Lithe & Lengthening, Thrifty & Thickening, and Soft & Slowing: Jean Piaget and Erik Erikson had their theories of human development; I have mine. And as I look at the three generations of the Kathy and John family, it is clear that we move toward the next life whether we think about it or not. Tomorrow’s readings are about that next life, occasioning this look of mine, this final day of it focusing on agility and subtility.
I shared at the outset of this reflection on the next life that I’ve never felt bound by the Catholic Church Teaching on things. If the root word of religion is, as in our word ligament something that holds us together, it is the example and words of Jesus, including the love of his Father and the constancy of their Spirit that hold me from coming apart. But those Catholic Church Teachings gave me a great gift in sharing the four qualities of the body that it claims will rise after death and ascent to the heavenly realm. I’ve shared about impassibility and brightness. It is my family and the development of our generations that provide me with a way of looking at agility and subtility.

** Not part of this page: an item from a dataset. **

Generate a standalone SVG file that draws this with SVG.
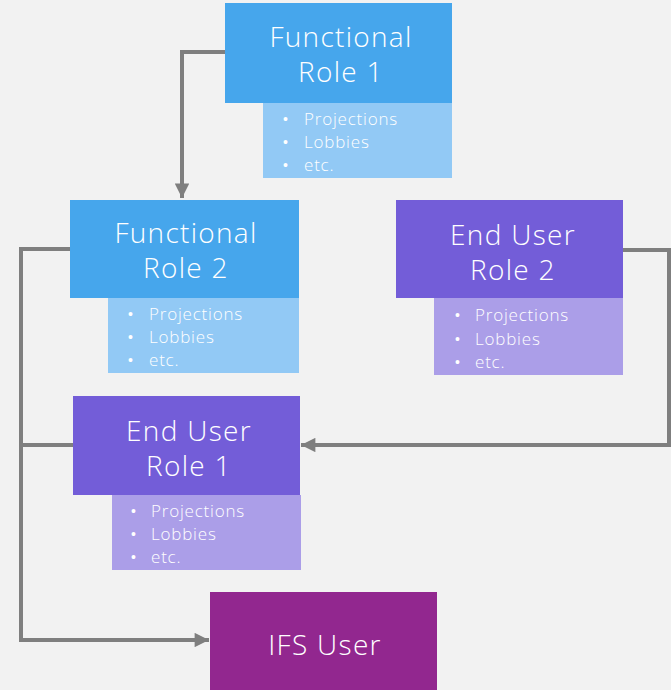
<svg xmlns="http://www.w3.org/2000/svg" width="671" height="690" viewBox="0 0 671 690">
<style>
.title{font-family:"Open Sans","Liberation Sans",sans-serif;font-weight:300;font-size:28px;letter-spacing:1.3px;fill:#fff;text-anchor:middle}
.item{font-family:"Open Sans","Liberation Sans",sans-serif;font-weight:300;font-size:17px;letter-spacing:0.8px;fill:#fff}
.bul{font-family:"Liberation Sans",sans-serif;font-size:14px;fill:#fff}
.conn{fill:none;stroke:#7f7f7f;stroke-width:4}
.fr{fill:#46a6ec}.frs{fill:#92c9f5}
.eu{fill:#735dd8}.eus{fill:#ab9ee8}
.ifs{fill:#92278f}
</style>
<defs>
<marker id="arr" viewBox="0 0 10 10" refX="10" refY="5" markerWidth="4" markerHeight="3.6" orient="auto" markerUnits="strokeWidth">
<path d="M0,0 L10,5 L0,10 z" fill="#7f7f7f"/>
</marker>
</defs>
<rect width="671" height="690" fill="#f2f2f2"/>
<g id="connectors">
<path class="conn" d="M225,52 H182 V198" marker-end="url(#arr)"/>
<path class="conn" d="M623,250 H669 V445 H301" marker-end="url(#arr)"/>
<path class="conn" d="M70,249 H21 V640 H209" marker-end="url(#arr)"/>
<path class="conn" d="M73,445 H21"/>
</g>
<g id="functional-role-1">
<rect class="fr" x="225" y="3" width="227" height="100"/>
<rect class="frs" x="263" y="103" width="189" height="75"/>
<text class="title" x="341" y="47">Functional</text>
<text class="title" x="341" y="82">Role 1</text>
<text class="item" x="304" y="125">Projections</text>
<text class="item" x="304" y="148">Lobbies</text>
<text class="item" x="304" y="171">etc.</text>
<text class="bul" x="283" y="124">•</text>
<text class="bul" x="283" y="147">•</text>
<text class="bul" x="283" y="170">•</text>
</g>
<g id="functional-role-2">
<rect class="fr" x="70" y="200" width="229" height="98"/>
<rect class="frs" x="108" y="298" width="191" height="75"/>
<text class="title" x="186" y="243">Functional</text>
<text class="title" x="186" y="278">Role 2</text>
<text class="item" x="149" y="320">Projections</text>
<text class="item" x="149" y="343">Lobbies</text>
<text class="item" x="149" y="366">etc.</text>
<text class="bul" x="128" y="319">•</text>
<text class="bul" x="128" y="342">•</text>
<text class="bul" x="128" y="365">•</text>
</g>
<g id="end-user-role-2">
<rect class="eu" x="396" y="200" width="227" height="98"/>
<rect class="eus" x="434" y="298" width="189" height="77"/>
<text class="title" x="513" y="245">End User</text>
<text class="title" x="513" y="280">Role 2</text>
<text class="item" x="475" y="321">Projections</text>
<text class="item" x="475" y="345">Lobbies</text>
<text class="item" x="475" y="368">etc.</text>
<text class="bul" x="455" y="320">•</text>
<text class="bul" x="455" y="344">•</text>
<text class="bul" x="455" y="367">•</text>
</g>
<g id="end-user-role-1">
<rect class="eu" x="73" y="396" width="227" height="99"/>
<rect class="eus" x="112" y="495" width="189" height="75"/>
<text class="title" x="189" y="441">End User</text>
<text class="title" x="189" y="476">Role 1</text>
<text class="item" x="151" y="517">Projections</text>
<text class="item" x="151" y="540">Lobbies</text>
<text class="item" x="151" y="563">etc.</text>
<text class="bul" x="131" y="516">•</text>
<text class="bul" x="131" y="539">•</text>
<text class="bul" x="131" y="562">•</text>
</g>
<g id="ifs-user">
<rect class="ifs" x="210" y="592" width="227" height="98"/>
<text class="title" x="325" y="655">IFS User</text>
</g>
</svg>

A week ago Kathy and I joined our granddaughters and their parents at a swimming pool. Nadia has, over the past year, developed a swimmer’s body. Almost as tall as her Nana and fresh from the summer’s swimming lessons, I watched in disbelief as she sliced smoothly through the water; backstroke and breaststroke were equally graceful and natural. Her sister Sonja is growing quickly too, and so our grandkids together personify the lithe and lengthening stage
of life. Our kids are healthy and active, but they find themselves considering how they spend their energy, which is not as limitless as the grandkids’. As they run around less showing thrift in their activity, their bodies begin to thicken just a bit. And Kathy and I both have bodies that are becoming soft, and frankly, we’re slowing down.So when I read this promise of risen bodies that are agile, I thought COOL! No more arthritic pain, no more wondering why my toes are so far from my fingertips when I stretch, no more need to take naps in the middle of projects. Subtility is a word I’d never seen. It’s like utility but beginning with sub; it means being of use in service to something. In this case, it’s the soul. The risen body will do what it is called to do by its spirit; it will do it easily and without reluctance. Weakness of body or will are dead, and we live the way we most deeply want to live.
This is a heaven worth hoping for . . . in the present, I propose. Heaven after we die is a theory, and a Teaching of the Catholic Church. But I think Jesus called us to heaven now. On my wall is a cross that I made for one of the most precious people in my life, a Jesuit, Fr. Norman McKendrick. When he was given an office in the Jesuit community at the university, he asked me to make a big cross for his wall; he asked merely for a simple cross, two pieces of wood. I made the joint badly, and so decided to carve the Ignatian crest and cover the joint. Around the sides of that carving are the words Norm had framed in his room: Da, Domine, quod jubes; jube quod vis. These words of St. Augustine mean give me, Lord, what you wish, and wish what you will. This is, it seems to me, a prayer for subtility.
Perhaps it is that last, unfamiliar word in these four “qualities” of the “risen” body that is the key to the rest, and the key that opens the door to heaven now. Perhaps we enter the next life, whether lengthening, thickening, or slowing, by being of use in service to whatever or whoever we’re given, right here and now.